Na hora de receber o troco em restaurantes e lanchonetes, se você não colocar ao menos umas moedinhas, todos ficam olhando com aquela cara de quem vai passar o resto da semana rezando para você queimar no fogo dos infernos. Colocaram uma até no botequim onde tomo café da manhã e todo dia ficam com aquela cara de vira-lata pidão. Acho que vou fazer uma caixinha para mim. E pendurar no pescoço.
Em outro botequim matinal, quando alguém coloca qualquer moeda na caixa de natal, o funcionário mais próximo grita “caixinha!!!”. É o código para avisar os outros funcionários. Em uma fração de milissegundos, todos eles param as atividades, correm para perto do cliente bondoso, amontoam-se lado a lado e gritam em uníssono: ‘muito obrigado e um feliz natal para você e toda sua família!’
A vontade é de retribuir o gesto, em tom de voz equivalente, dizendo que meu dia será péssimo porque recebi o aviso prévio ontem e que toda minha família morreu em um acidente de carro na noite de natal.
Ao presenciar a cena grotesca do “caixinha!!!”, não é difícil calcular o efeito ação/reação e se sentir em um universo paralelo onde todos os homens são fiéis, todas as mulheres são normais e todas as crianças são felizes. Dei meia volta, saí do lugar e fui comer uma coxinha-de-aquário na esquina – que, por sinal, deu uma baita dor de barriga na hora do almoço. Vai ver foi castigo dos céus, porque minha H. Pylori incubada ficou queimando que nem o fogo dos infernos.
SOCIABILIDADES EFÊMERAS —
O número de confraternizações é outro problema. Antigamente, as confrarias de fim de ano eram todas boca-livre e entrava-se sem convite, na cara dura. Hoje, muitas vezes é preciso pagar o consumo individual e ninguém quer fazer confraternização em botequim. Só chamam para lugares chiques, caros, cheios de patricinhas ultra-maquiadas e com saltos estelares, e mauricinhos com camisa dentro da calça e chave do carro pendurada no cinto. (pior é que as mulheres adoram, é incrível…)
Como desgraça pouca é bobagem, tem o tal de amigo secreto, uma invenção meio ridícula e sem finalidade definida, mas que virou moda e leva outra fatia do suado décimo-terceiro. Ridícula porque para beber não precisa de pretexto, onde já se viu? E sem finalidade definida porque ninguém vai ficar amigo de ninguém apenas por ter tido o azar de tirar o nome de uma criatura semi-desconhecida num papelzinho.

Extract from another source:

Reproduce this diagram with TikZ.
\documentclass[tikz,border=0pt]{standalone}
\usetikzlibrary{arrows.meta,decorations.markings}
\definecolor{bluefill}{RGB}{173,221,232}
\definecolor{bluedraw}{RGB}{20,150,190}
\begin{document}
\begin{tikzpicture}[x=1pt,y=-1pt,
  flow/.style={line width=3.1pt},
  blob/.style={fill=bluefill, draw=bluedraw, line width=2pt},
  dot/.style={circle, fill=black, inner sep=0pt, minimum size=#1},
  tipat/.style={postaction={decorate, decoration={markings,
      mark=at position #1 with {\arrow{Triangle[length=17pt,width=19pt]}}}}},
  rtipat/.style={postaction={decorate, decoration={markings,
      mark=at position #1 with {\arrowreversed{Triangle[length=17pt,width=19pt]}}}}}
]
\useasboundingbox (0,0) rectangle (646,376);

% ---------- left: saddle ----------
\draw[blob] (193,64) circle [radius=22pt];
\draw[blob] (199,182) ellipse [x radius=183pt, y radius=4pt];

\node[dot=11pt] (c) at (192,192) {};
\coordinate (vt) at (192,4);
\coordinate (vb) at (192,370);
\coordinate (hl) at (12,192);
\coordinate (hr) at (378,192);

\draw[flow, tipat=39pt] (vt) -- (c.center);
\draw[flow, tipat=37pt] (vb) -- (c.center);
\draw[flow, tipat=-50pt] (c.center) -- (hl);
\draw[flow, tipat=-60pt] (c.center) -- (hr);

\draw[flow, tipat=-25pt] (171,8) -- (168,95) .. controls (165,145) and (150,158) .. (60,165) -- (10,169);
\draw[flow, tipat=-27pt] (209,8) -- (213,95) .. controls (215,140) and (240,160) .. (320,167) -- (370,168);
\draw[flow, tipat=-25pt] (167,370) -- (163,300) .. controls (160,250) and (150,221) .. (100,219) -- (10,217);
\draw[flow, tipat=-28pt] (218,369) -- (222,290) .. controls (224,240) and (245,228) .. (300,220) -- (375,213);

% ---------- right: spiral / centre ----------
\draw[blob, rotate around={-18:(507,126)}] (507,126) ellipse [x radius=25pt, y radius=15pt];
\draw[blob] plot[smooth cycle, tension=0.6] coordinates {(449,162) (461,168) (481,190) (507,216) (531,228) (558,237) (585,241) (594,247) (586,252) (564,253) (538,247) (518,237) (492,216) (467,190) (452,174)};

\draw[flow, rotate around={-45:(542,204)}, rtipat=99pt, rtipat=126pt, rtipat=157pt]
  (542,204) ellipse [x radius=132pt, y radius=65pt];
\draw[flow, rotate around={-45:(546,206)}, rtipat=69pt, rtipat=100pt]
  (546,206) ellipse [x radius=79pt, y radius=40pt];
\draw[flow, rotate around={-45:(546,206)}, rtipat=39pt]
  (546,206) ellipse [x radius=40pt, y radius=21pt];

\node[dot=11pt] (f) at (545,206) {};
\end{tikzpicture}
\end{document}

O excesso de confraternizações também nos leva a outro questionamento importante: será que as pessoas trabalham de verdade em dezembro?
Tiro por mim que sou anti-social, não sou de coleguismo típico, chego mudo e saio calado no trabalho e, mesmo assim, aparece confraternização quase de segunda a segunda. Chegando de ressaca quase todo dia no batente, está ficando cada vez mais difícil convencer a chefia de que tenho ficado acordado até altas madrugadas pensando em novos projetos. Ou melhor, novas pautas bombásticas.
NOVESFORA –
Abramos um parênteses. Pela primeira vez em vários anos, vou participar de um amigo secreto cuja finalidade é cientificamente válida. O nível do presente foi restrito pela ‘diretoria’ e precisa ser uma garrafa de bebida, a ser consumida na ocasião. Pensando bem… acho que é só mais um pretexto para todo mundo beber até cair, estou quase desistindo de ir.

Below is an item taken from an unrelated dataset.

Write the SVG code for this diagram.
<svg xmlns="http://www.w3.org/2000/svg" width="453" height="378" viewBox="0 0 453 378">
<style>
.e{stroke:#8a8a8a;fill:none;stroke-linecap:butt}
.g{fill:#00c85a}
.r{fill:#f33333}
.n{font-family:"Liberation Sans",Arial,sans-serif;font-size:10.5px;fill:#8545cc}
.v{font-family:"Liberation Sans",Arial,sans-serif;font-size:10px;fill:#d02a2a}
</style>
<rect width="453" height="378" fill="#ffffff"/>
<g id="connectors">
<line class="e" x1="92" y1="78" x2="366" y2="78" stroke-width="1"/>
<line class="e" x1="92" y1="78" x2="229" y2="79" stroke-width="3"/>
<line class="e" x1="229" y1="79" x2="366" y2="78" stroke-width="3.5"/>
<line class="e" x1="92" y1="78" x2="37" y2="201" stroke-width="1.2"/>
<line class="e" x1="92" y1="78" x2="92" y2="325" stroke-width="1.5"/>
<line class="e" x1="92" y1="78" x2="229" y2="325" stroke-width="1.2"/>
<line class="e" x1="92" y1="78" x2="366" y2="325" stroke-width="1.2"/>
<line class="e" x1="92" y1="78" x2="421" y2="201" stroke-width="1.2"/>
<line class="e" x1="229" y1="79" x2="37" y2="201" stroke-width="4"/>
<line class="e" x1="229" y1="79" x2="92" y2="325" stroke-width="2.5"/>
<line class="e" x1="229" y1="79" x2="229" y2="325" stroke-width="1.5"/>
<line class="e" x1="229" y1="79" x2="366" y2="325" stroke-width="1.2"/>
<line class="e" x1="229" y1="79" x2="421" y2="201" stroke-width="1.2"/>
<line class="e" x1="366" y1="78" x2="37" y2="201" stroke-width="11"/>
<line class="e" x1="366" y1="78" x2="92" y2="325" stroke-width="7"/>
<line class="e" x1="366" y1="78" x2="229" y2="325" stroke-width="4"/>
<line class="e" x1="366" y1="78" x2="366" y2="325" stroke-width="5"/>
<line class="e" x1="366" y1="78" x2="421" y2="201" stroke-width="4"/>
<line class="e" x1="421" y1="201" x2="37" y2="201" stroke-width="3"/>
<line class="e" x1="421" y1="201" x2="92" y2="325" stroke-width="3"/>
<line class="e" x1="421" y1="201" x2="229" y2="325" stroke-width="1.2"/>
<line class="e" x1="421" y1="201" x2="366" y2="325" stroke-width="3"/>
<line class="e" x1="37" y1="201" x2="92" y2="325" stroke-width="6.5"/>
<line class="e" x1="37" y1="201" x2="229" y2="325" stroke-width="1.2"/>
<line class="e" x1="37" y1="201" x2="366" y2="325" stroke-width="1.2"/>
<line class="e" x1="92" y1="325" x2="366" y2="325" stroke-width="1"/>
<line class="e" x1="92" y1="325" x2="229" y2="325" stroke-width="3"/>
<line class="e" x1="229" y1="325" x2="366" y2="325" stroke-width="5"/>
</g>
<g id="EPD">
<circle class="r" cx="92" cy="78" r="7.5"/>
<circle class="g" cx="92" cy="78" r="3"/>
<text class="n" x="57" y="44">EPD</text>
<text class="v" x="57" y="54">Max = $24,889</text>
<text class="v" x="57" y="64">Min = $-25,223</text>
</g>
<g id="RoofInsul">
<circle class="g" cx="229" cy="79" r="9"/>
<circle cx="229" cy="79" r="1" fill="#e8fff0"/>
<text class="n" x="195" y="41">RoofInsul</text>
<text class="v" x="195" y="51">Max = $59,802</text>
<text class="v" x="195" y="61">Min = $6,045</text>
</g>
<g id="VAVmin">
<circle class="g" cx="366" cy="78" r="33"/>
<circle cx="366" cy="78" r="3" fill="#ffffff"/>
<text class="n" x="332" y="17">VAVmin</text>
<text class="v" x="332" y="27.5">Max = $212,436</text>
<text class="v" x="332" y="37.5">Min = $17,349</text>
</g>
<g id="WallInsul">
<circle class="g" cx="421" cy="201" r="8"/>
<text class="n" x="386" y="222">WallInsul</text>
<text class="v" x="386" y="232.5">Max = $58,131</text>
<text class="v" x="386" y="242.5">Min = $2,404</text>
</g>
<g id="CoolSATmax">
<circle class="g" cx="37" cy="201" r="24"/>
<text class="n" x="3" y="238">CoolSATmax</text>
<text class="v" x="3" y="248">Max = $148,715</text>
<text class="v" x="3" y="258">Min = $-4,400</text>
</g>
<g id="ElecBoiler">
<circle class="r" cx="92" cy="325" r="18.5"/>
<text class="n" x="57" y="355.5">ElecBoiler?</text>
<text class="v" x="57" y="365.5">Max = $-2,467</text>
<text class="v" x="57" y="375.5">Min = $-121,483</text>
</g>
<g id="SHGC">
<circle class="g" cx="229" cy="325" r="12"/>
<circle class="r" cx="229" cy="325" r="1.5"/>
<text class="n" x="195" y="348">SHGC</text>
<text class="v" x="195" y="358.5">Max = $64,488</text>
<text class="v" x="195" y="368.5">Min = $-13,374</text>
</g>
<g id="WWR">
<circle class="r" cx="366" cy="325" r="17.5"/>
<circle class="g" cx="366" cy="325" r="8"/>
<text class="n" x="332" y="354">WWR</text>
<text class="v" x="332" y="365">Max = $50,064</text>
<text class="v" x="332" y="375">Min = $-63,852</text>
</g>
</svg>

Cai quem pode. Dezembro também é mês de conformações. É quando você
aprende (ok, aprendeu faz tempo) a se conformar com uma certa ranzinzice exacerbante que corre no sangue.
Enquanto a maioria dos mortais se preocupa em planejar viagens de fim de ano, em enviar e-mails para a Internet inteira avisando que não estarão no escritório do dia X ao dia Y (haja paciência…), e ficam brigando para ver quem vai ter o azar de entrar na escala do plantão durante as festividades, você é aquela criatura que fica olhando, sem entender, essa celeuma de desespero proletário.

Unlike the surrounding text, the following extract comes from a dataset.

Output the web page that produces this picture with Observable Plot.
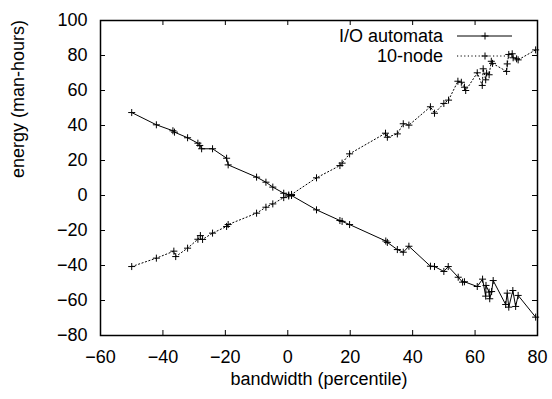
<!DOCTYPE html>
<html><head><meta charset="utf-8">
<script src="https://cdn.jsdelivr.net/npm/d3@7"></script>
<script src="https://cdn.jsdelivr.net/npm/@observablehq/plot@0.6"></script>
<style>body{margin:0;background:#fff}</style>
</head><body><div id="chart"></div>
<script>
const seriesNames = ["I/O automata", "10-node"];
const xTicks = [-60, -40, -20, 0, 20, 40, 60, 80];
const yTicks = [-80, -60, -40, -20, 0, 20, 40, 60, 80, 100];
const xLabel = "bandwidth (percentile)";
const yLabel = "energy (man-hours)";

const ioX = [-50, -42.1, -36.8, -36.3, -32.1, -28.8, -28.2, -27.6, -24.1, -19.6, -19.1, -10, -7, -4.8, -1.3, 0.3, 1.2, 9.2, 16.7, 17.4, 19.8, 31.4, 31.9, 35.1, 37, 38.8, 45.7, 47, 50, 51.4, 54.6, 56, 56.6, 60.7, 62.4, 63.4, 63.5, 64.5, 64.7, 65.3, 65.8, 69.8, 70.3, 70.8, 72.1, 73, 73.8, 79.4];
const ioY = [47.4, 40.4, 37, 36.2, 33, 29.9, 28.6, 26.7, 26.7, 21.3, 17.5, 10.5, 7.6, 4.8, 1.3, 0.3, 0, -8.2, -14.3, -14.8, -16.6, -26, -26.8, -30.9, -32.4, -29, -40.4, -40.6, -43.4, -40.6, -46.7, -49.5, -49.3, -52, -47.8, -57.5, -51.4, -55.2, -59, -54.9, -48.6, -62.3, -55.8, -63.8, -54.3, -63.4, -57.1, -69.5];

const nodeX = [-50, -42.1, -36.5, -35.9, -32.1, -28.8, -28, -27.3, -24.1, -19.6, -19.1, -10, -7, -4.8, -1.3, 0.3, 1.2, 9.2, 16.7, 17.4, 19.8, 31.3, 31.9, 35.1, 37, 38.8, 45.7, 47, 50, 51.5, 54.5, 55.6, 56.6, 57, 60.7, 62.3, 62.6, 63.4, 63.7, 64.5, 65.2, 65.6, 70.1, 70.3, 70.8, 71.9, 72.2, 73.3, 73.8, 79.4];
const nodeY = [-40.6, -35.8, -31.8, -34.9, -30.1, -25, -22.9, -25.1, -21.5, -17.7, -16.6, -10.1, -6.7, -4.8, -1.2, -0.3, 0.6, 10.1, 17.1, 18.5, 23.8, 35.6, 33.3, 35.2, 41, 40.2, 50.7, 47, 52.6, 54.5, 65.3, 64.7, 61.9, 60, 70.1, 62.9, 72.4, 66.1, 69.9, 69, 76.7, 75.5, 70.9, 75.2, 80.6, 81, 78.7, 78.1, 77.5, 83.2];

const io = ioX.map((x, i) => ({x, y: ioY[i]}));
const node = nodeX.map((x, i) => ({x, y: nodeY[i]}));

const W = 552, H = 399;
const mL = 100, mR = 15, mT = 20, mB = 64;
const pw = W - mL - mR, ph = H - mT - mB;
const tick = 5;
const font = "'Liberation Sans', Arial, Helvetica, sans-serif";

const chart = Plot.plot({
  width: W, height: H,
  marginLeft: mL, marginRight: mR, marginTop: mT, marginBottom: mB,
  style: {fontFamily: font, fontSize: "18px", background: "#fff", color: "#000"},
  x: {domain: [-60, 80]},
  y: {domain: [-80, 100]},
  marks: [
    Plot.axisX(xTicks, {tickSize: 0, tickPadding: 15, label: null, fontSize: 18}),
    Plot.axisY(yTicks, {tickSize: 0, tickPadding: 13, label: null, fontSize: 18}),
    Plot.ruleX(xTicks, {x: d => d, insetTop: ph - tick, stroke: "#000"}),
    Plot.ruleX(xTicks, {x: d => d, insetBottom: ph - tick, stroke: "#000"}),
    Plot.ruleY(yTicks, {y: d => d, insetRight: pw - tick, stroke: "#000"}),
    Plot.ruleY(yTicks, {y: d => d, insetLeft: pw - tick, stroke: "#000"}),
    Plot.line(io, {x: "x", y: "y", stroke: "#000", strokeWidth: 1}),
    Plot.dot(io, {x: "x", y: "y", symbol: "plus", r: 2.4, stroke: "#000", strokeWidth: 1}),
    Plot.line(node, {x: "x", y: "y", stroke: "#000", strokeWidth: 1, strokeDasharray: "1.2,2.4"}),
    Plot.dot(node, {x: "x", y: "y", symbol: "plus", r: 2.4, stroke: "#000", strokeWidth: 1}),
    Plot.frame({stroke: "#000", strokeWidth: 1.5}),
    Plot.text([xLabel], {text: d => d, frameAnchor: "bottom", dy: 49, fontSize: 18}),
    Plot.text([yLabel], {text: d => d, frameAnchor: "left", dx: -82, rotate: -90, fontSize: 18})
  ]
});

// legend (inside plot, top right, gnuplot style)
const svg = d3.select(chart);
const lg = svg.append("g").attr("font-family", font).attr("font-size", 18);
const styles = [{dash: null}, {dash: "1.2,2.4"}];
seriesNames.forEach((name, i) => {
  const cy = 36 + i * 20;
  lg.append("text").attr("x", 443).attr("y", cy).attr("dy", "0.35em")
    .attr("text-anchor", "end").attr("fill", "#000").text(name);
  lg.append("line").attr("x1", 457).attr("x2", 512).attr("y1", cy).attr("y2", cy)
    .attr("stroke", "#000").attr("stroke-dasharray", styles[i].dash);
  lg.append("path").attr("d", `M481.5,${cy}h7M485,${cy - 3.5}v7`).attr("stroke", "#000");
});

document.getElementById("chart").appendChild(chart);
</script>
</body></html>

Pior ainda, você é aquele ser esquisito que diz ‘eu posso’ quando os chefes perguntam por eventuais candidatos a ficar no plantão na noite de natal, na noite de réveillon e no feriado universal da ressaca, o primeiro de janeiro.
Não apenas ‘pode’, como aceita. Mas aceita baixinho, para ninguém ouvir, pois corre o risco de demitirem você achando que é louco, desses com uma dúzia de parafusos a menos. Claro que coisas assim você não divulga e nem conta para ninguém. Muito menos escreve sobre.